- Original title: 劇場版 私立バカレア高校
- Directed by: Takashi Kubota
- Screenplay by: Yuko Matsuda
- Story by: Yasushi Akimoto
- Based on: Shiritsu Bakaleya Koukou
- Produced by: Hiroyuki Ueno; Tetsuya Sakashita;
- Starring: Shintaro Morimoto; Hokuto Matsumura; Haruka Shimazaki;
- Production companies: D.N. dreampartners; VAP; J DREAM; AKS; Yasushi Akimoto Co. Office; Hakuhodo DY Media Partners; SHOWGATE;
- Distributed by: SHOWGATE
- Release date: October 13, 2012 (Japan);
- Running time: 92 minutes
- Country: Japan
- Language: Japanese

= Bakaleya High School =

2012 Japanese film

Bakaleya High School (劇場版 私立バカレア高校, Gekijōban Shiritsu Bakaleya Kōkō) is a 2012 Japanese youth drama film directed by Takashi Kubota.
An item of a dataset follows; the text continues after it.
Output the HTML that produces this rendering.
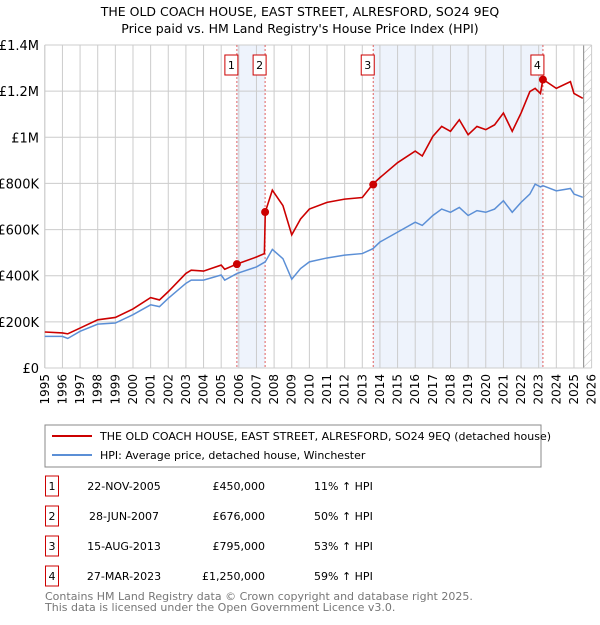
<!DOCTYPE html>
<html><head><meta charset="utf-8"><style>
body{margin:0;background:#fff;font-family:"Liberation Sans","DejaVu Sans",sans-serif;}
svg text{font-family:"DejaVu Sans","Liberation Sans",sans-serif;}
</style></head><body>
<svg id="chart" width="600" height="620" xmlns="http://www.w3.org/2000/svg">
<defs><pattern id="hatch" width="6" height="6" patternUnits="userSpaceOnUse" patternTransform="rotate(45)"><line x1="0" y1="0" x2="0" y2="6" stroke="#bbb" stroke-width="1"/></pattern></defs>
<text x="300" y="16" text-anchor="middle" font-size="12.5">THE OLD COACH HOUSE, EAST STREET, ALRESFORD, SO24 9EQ</text>
<text x="300" y="33" text-anchor="middle" font-size="12.5">Price paid vs. HM Land Registry's House Price Index (HPI)</text>
<g id="plot"></g>
<rect x="45" y="425" width="496" height="42" fill="#fff" stroke="#888"/>
<line x1="52" y1="436" x2="92" y2="436" stroke="#cc0000" stroke-width="2"/>
<text x="100" y="440" font-size="11">THE OLD COACH HOUSE, EAST STREET, ALRESFORD, SO24 9EQ (detached house)</text>
<line x1="52" y1="455" x2="92" y2="455" stroke="#5b8fd6" stroke-width="2"/>
<text x="100" y="459" font-size="11">HPI: Average price, detached house, Winchester</text>
<g id="table" font-size="11"></g>
<text x="45" y="600" font-size="11" fill="#777">Contains HM Land Registry data © Crown copyright and database right 2025.</text>
<text x="45" y="611" font-size="11" fill="#777">This data is licensed under the Open Government Licence v3.0.</text>
</svg>
<script>
const years=[1995,1996,1996.3,1997,1998,1999,2000,2001,2001.5,2002,2003,2003.3,2004,2005,2005.2,2005.9,2007,2007.45,2007.5,2007.9,2008.5,2009,2009.5,2010,2011,2012,2013,2013.6,2014,2015,2016,2016.4,2017,2017.5,2018,2018.5,2019,2019.5,2020,2020.5,2021,2021.5,2022,2022.5,2022.8,2023.1,2023.24,2024,2024.8,2025,2025.5];
const hpiValues=[137,137,128,159,190,195,231,274,266,302,367,381,381,403,381,410,438,458,460,514,474,385,431,460,477,489,496,517,546,589,632,618,661,689,675,696,661,682,675,689,725,675,718,754,797,785,790,768,778,754,740];
const priceValues=[156,152,148,173,209,219,256,305,295,331,410,424,420,446,428,451,481,496,676,771,704,577,646,689,718,732,739,797,825,890,940,919,1004,1047,1026,1076,1011,1047,1033,1054,1105,1026,1105,1198,1212,1190,1251,1212,1241,1190,1169];
const saleYears=[2005.89,2007.49,2013.62,2023.24];
const salePrices=[450,676,795,1250];
const saleDates=["22-NOV-2005","28-JUN-2007","15-AUG-2013","27-MAR-2023"];
const saleLabels=["£450,000","£676,000","£795,000","£1,250,000"];
const saleHpi=["11% ↑ HPI","50% ↑ HPI","53% ↑ HPI","59% ↑ HPI"];
const yTicks=[0,200,400,600,800,1000,1200,1400];
const yTickLabels=["£0","£200K","£400K","£600K","£800K","£1M","£1.2M","£1.4M"];
const xTicks=[1995,1996,1997,1998,1999,2000,2001,2002,2003,2004,2005,2006,2007,2008,2009,2010,2011,2012,2013,2014,2015,2016,2017,2018,2019,2020,2021,2022,2023,2024,2025,2026];
const NS="http://www.w3.org/2000/svg";
const L=44.8,R=591.6,T=45,B=368;
const X=y=>L+(y-1995)*(R-L)/31;
const Y=v=>B-v/1400*(B-T);
const g=document.getElementById('plot');
function mk(t,a,p){const e=document.createElementNS(NS,t);for(const k in a)e.setAttribute(k,a[k]);(p||g).appendChild(e);return e;}
let e;
e=mk('rect',{x:X(saleYears[0]),y:T,width:X(saleYears[1])-X(saleYears[0]),height:B-T,fill:'#eef3fc'});


e=mk('rect',{x:X(saleYears[2]),y:T,width:X(saleYears[3])-X(saleYears[2]),height:B-T,fill:'#eef3fc'});


e=mk('rect',{x:X(2025.55),y:T,width:R-X(2025.55),height:B-T,fill:'url(#hatch)'});


mk('line',{x1:X(2025.55),y1:T,x2:X(2025.55),y2:B,stroke:'#888','stroke-width':1});
xTicks.forEach(t=>{
 e=mk('line',{x1:X(t),y1:T,x2:X(t),y2:B,stroke:'#ccc','stroke-width':1});
 
 
 e=mk('text',{x:0,y:0,'font-size':12,'text-anchor':'end',transform:`translate(${X(t)+4},${B+6}) rotate(-90)`});
 e.textContent=t;
 
 
});
yTicks.forEach((t,i)=>{
 e=mk('line',{x1:L,y1:Y(t),x2:R,y2:Y(t),stroke:'#ccc','stroke-width':1});
 
 
 e=mk('text',{x:39,y:Y(t)+5,'font-size':13,'text-anchor':'end'});
 e.textContent=yTickLabels[i];
 
 
});
mk('line',{x1:L,y1:T,x2:L,y2:B,stroke:'#ccc'});
saleYears.forEach((s,i)=>{
 e=mk('line',{x1:X(s),y1:T,x2:X(s),y2:B,stroke:'#e06060','stroke-width':1,'stroke-dasharray':'2,2'});
 
 
});
e=mk('polyline',{points:years.map((y,i)=>X(y)+','+Y(hpiValues[i])).join(' '),fill:'none',stroke:'#5b8fd6','stroke-width':1.5});


e=mk('polyline',{points:years.map((y,i)=>X(y)+','+Y(priceValues[i])).join(' '),fill:'none',stroke:'#cc0000','stroke-width':1.6});


saleYears.forEach((s,i)=>{
 e=mk('circle',{cx:X(s),cy:Y(salePrices[i]),r:4,fill:'#cc0000'});
 
 
 const bx=X(s)-12;
 e=mk('rect',{x:bx,y:55,width:13,height:20,fill:'#fff',stroke:'#cc0000'});
 
 
 e=mk('text',{x:bx+6.5,y:69,'font-size':11,'text-anchor':'middle'});
 e.textContent=i+1;
 
 
});
const tb=document.getElementById('table');
const rowY=[488,518,548,578];
saleDates.forEach((d,i)=>{
 const y=rowY[i];
 e=mk('rect',{x:45.5,y:y-12,width:13,height:20,fill:'#fff',stroke:'#cc0000'},tb);
 
 
 e=mk('text',{x:52,y:y+2,'text-anchor':'middle'},tb);e.textContent=i+1;
 
 
 e=mk('text',{x:124,y:y+2,'text-anchor':'middle'},tb);e.textContent=d;
 
 
 e=mk('text',{x:265,y:y+2,'text-anchor':'end'},tb);e.textContent=saleLabels[i];
 
 
 e=mk('text',{x:314,y:y+2},tb);e.textContent=saleHpi[i];
 
 
});
</script>
</body></html>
The film is a continuation of the Japanese television drama Shiritsu Bakaleya Kōkō. It was released in Japan on October 13, 2012.

==Cast==

=== Main ===
- Shintaro Morimoto as Tatsuya Sakuragi
- Hokuto Matsumura as Tetsuya Asada
- Haruka Shimazaki as Fumie Shingyoji

=== Supporting ===

- Mina Ōba as Saya Ushiromiya
- Taiga Kyomoto as Maya Terakawa
- Juri Tanaka as Satoshi Noguchi
- Yugo Kochi as Makoto Jinbo
- Jesse as Yuuki Satonaka
- Yuya Takaki as Shohei Tatsunami
- Kaoru Mitsumune as Sayuri Tokimune
- Mariya Nagao as Mana Honjo
- Marina Kobayashi as Reika Zaizen
- Haruka Shimada as An Miyata
- Mariko Nakamura as Kaori Shinohara

== Production ==
The screenplay was written by Yuko Matsuda, and the story is credited to Yasushi Akimoto. The film adapts and expands the narrative of Shiritsu Bakaleya Kōkō, a Japanese television drama series that aired on NTV in 2012. The television series itself combined cast members from Johnny's Jr. and AKB48.